→ **Problem to work on**
Images are not part of the copy; write out the rest of the data exactly as given.
-- Material provided start --
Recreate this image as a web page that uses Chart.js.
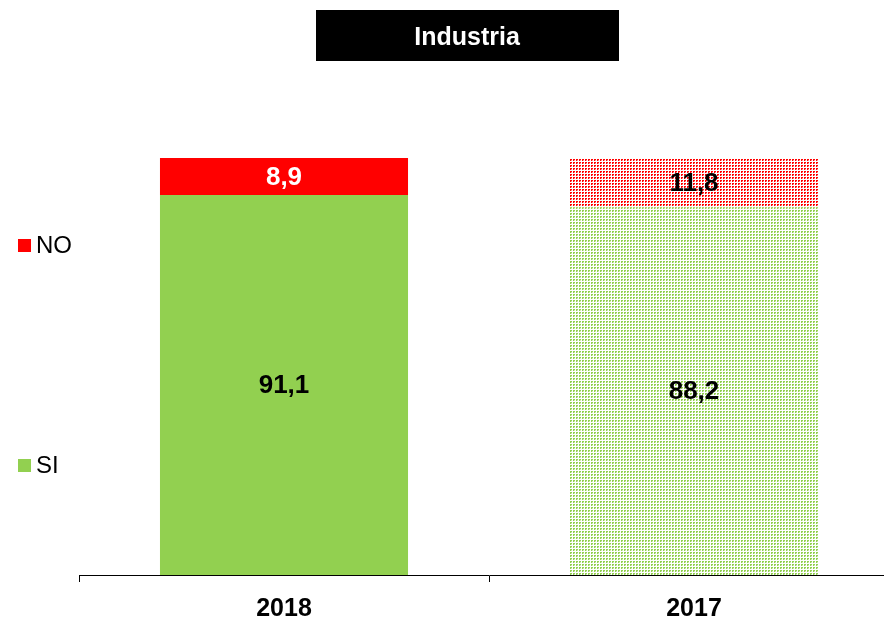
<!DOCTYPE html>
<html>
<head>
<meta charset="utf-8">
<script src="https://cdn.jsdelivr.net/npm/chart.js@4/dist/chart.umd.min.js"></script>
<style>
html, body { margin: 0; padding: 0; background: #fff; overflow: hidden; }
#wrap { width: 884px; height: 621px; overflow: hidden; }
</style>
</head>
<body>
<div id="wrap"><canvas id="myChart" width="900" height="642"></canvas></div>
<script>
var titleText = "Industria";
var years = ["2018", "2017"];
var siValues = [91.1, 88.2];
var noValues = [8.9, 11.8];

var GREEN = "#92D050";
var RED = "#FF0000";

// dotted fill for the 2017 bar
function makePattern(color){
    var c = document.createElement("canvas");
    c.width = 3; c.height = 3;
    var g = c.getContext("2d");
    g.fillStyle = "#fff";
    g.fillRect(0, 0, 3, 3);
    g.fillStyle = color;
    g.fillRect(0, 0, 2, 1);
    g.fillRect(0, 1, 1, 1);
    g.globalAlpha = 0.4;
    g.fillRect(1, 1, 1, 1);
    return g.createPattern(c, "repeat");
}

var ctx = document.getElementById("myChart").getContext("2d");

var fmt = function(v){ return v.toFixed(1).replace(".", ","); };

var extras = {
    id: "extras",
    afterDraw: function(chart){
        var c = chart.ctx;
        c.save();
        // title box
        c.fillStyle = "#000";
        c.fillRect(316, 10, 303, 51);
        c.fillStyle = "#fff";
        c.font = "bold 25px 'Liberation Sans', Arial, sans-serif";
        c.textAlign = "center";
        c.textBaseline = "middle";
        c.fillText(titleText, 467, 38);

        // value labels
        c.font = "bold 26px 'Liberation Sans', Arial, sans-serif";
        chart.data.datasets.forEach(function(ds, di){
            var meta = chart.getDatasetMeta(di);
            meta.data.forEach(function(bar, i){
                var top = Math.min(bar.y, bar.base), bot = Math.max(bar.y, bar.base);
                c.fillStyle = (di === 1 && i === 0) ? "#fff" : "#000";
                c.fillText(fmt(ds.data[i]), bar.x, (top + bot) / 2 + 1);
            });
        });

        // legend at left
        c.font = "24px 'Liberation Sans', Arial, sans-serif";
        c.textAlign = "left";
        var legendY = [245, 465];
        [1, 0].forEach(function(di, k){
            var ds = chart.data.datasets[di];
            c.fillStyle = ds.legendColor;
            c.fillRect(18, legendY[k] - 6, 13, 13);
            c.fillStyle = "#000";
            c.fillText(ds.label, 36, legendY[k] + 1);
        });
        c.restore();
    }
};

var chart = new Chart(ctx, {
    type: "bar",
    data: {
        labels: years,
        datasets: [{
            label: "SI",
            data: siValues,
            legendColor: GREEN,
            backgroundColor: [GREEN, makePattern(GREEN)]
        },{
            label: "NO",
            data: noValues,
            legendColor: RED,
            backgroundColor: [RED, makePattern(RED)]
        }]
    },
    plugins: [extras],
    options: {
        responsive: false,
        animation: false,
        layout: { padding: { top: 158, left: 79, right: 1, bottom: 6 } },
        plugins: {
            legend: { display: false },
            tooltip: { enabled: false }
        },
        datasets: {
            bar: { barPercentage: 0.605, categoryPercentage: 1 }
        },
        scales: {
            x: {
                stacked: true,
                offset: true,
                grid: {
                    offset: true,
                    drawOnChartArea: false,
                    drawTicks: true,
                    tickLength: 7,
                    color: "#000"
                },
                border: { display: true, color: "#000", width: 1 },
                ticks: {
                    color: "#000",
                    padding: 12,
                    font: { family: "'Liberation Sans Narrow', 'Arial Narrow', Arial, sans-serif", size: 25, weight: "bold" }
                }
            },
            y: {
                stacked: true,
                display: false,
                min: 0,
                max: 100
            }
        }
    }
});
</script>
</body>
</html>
-- Material provided end --
→ **Right answer**
Recreate this image as a web page that uses Chart.js.
<!DOCTYPE html>
<html>
<head>
<meta charset="utf-8">
<script src="https://cdn.jsdelivr.net/npm/chart.js@4/dist/chart.umd.min.js"></script>
<style>
html, body { margin: 0; padding: 0; background: #fff; overflow: hidden; }
#wrap { width: 884px; height: 621px; overflow: hidden; }
</style>
</head>
<body>
<div id="wrap"><canvas id="myChart" width="900" height="642"></canvas></div>
<script>
var titleText = "Industria";
var years = ["2018", "2017"];
var siValues = [91.1, 88.2];
var noValues = [8.9, 11.8];

var GREEN = "#92D050";
var RED = "#FF0000";

// dotted fill for the 2017 bar
function makePattern(color){
    var c = document.createElement("canvas");
    c.width = 3; c.height = 3;
    var g = c.getContext("2d");
    g.fillStyle = "#fff";
    g.fillRect(0, 0, 3, 3);
    g.fillStyle = color;
    g.fillRect(0, 0, 2, 1);
    g.fillRect(0, 1, 1, 1);
    g.globalAlpha = 0.4;
    g.fillRect(1, 1, 1, 1);
    return g.createPattern(c, "repeat");
}

var ctx = document.getElementById("myChart").getContext("2d");

var fmt = function(v){ return v.toFixed(1).replace(".", ","); };

var extras = {
    id: "extras",
    afterDraw: function(chart){
        var c = chart.ctx;
        c.save();
        // title box
        c.fillStyle = "#000";
        c.fillRect(316, 10, 303, 51);
        c.fillStyle = "#fff";
        c.font = "bold 25px 'Liberation Sans', Arial, sans-serif";
        c.textAlign = "center";
        c.textBaseline = "middle";
        c.fillText(titleText, 467, 38);

        // value labels
        c.font = "bold 26px 'Liberation Sans', Arial, sans-serif";
        chart.data.datasets.forEach(function(ds, di){
            var meta = chart.getDatasetMeta(di);
            meta.data.forEach(function(bar, i){
                var top = Math.min(bar.y, bar.base), bot = Math.max(bar.y, bar.base);
                c.fillStyle = (di === 1 && i === 0) ? "#fff" : "#000";
                c.fillText(fmt(ds.data[i]), bar.x, (top + bot) / 2 + 1);
            });
        });

        // legend at left
        c.font = "24px 'Liberation Sans', Arial, sans-serif";
        c.textAlign = "left";
        var legendY = [245, 465];
        [1, 0].forEach(function(di, k){
            var ds = chart.data.datasets[di];
            c.fillStyle = ds.legendColor;
            c.fillRect(18, legendY[k] - 6, 13, 13);
            c.fillStyle = "#000";
            c.fillText(ds.label, 36, legendY[k] + 1);
        });
        c.restore();
    }
};

var chart = new Chart(ctx, {
    type: "bar",
    data: {
        labels: years,
        datasets: [{
            label: "SI",
            data: siValues,
            legendColor: GREEN,
            backgroundColor: [GREEN, makePattern(GREEN)]
        },{
            label: "NO",
            data: noValues,
            legendColor: RED,
            backgroundColor: [RED, makePattern(RED)]
        }]
    },
    plugins: [extras],
    options: {
        responsive: false,
        animation: false,
        layout: { padding: { top: 158, left: 79, right: 1, bottom: 6 } },
        plugins: {
            legend: { display: false },
            tooltip: { enabled: false }
        },
        datasets: {
            bar: { barPercentage: 0.605, categoryPercentage: 1 }
        },
        scales: {
            x: {
                stacked: true,
                offset: true,
                grid: {
                    offset: true,
                    drawOnChartArea: false,
                    drawTicks: true,
                    tickLength: 7,
                    color: "#000"
                },
                border: { display: true, color: "#000", width: 1 },
                ticks: {
                    color: "#000",
                    padding: 12,
                    font: { family: "'Liberation Sans Narrow', 'Arial Narrow', Arial, sans-serif", size: 25, weight: "bold" }
                }
            },
            y: {
                stacked: true,
                display: false,
                min: 0,
                max: 100
            }
        }
    }
});
</script>
</body>
</html>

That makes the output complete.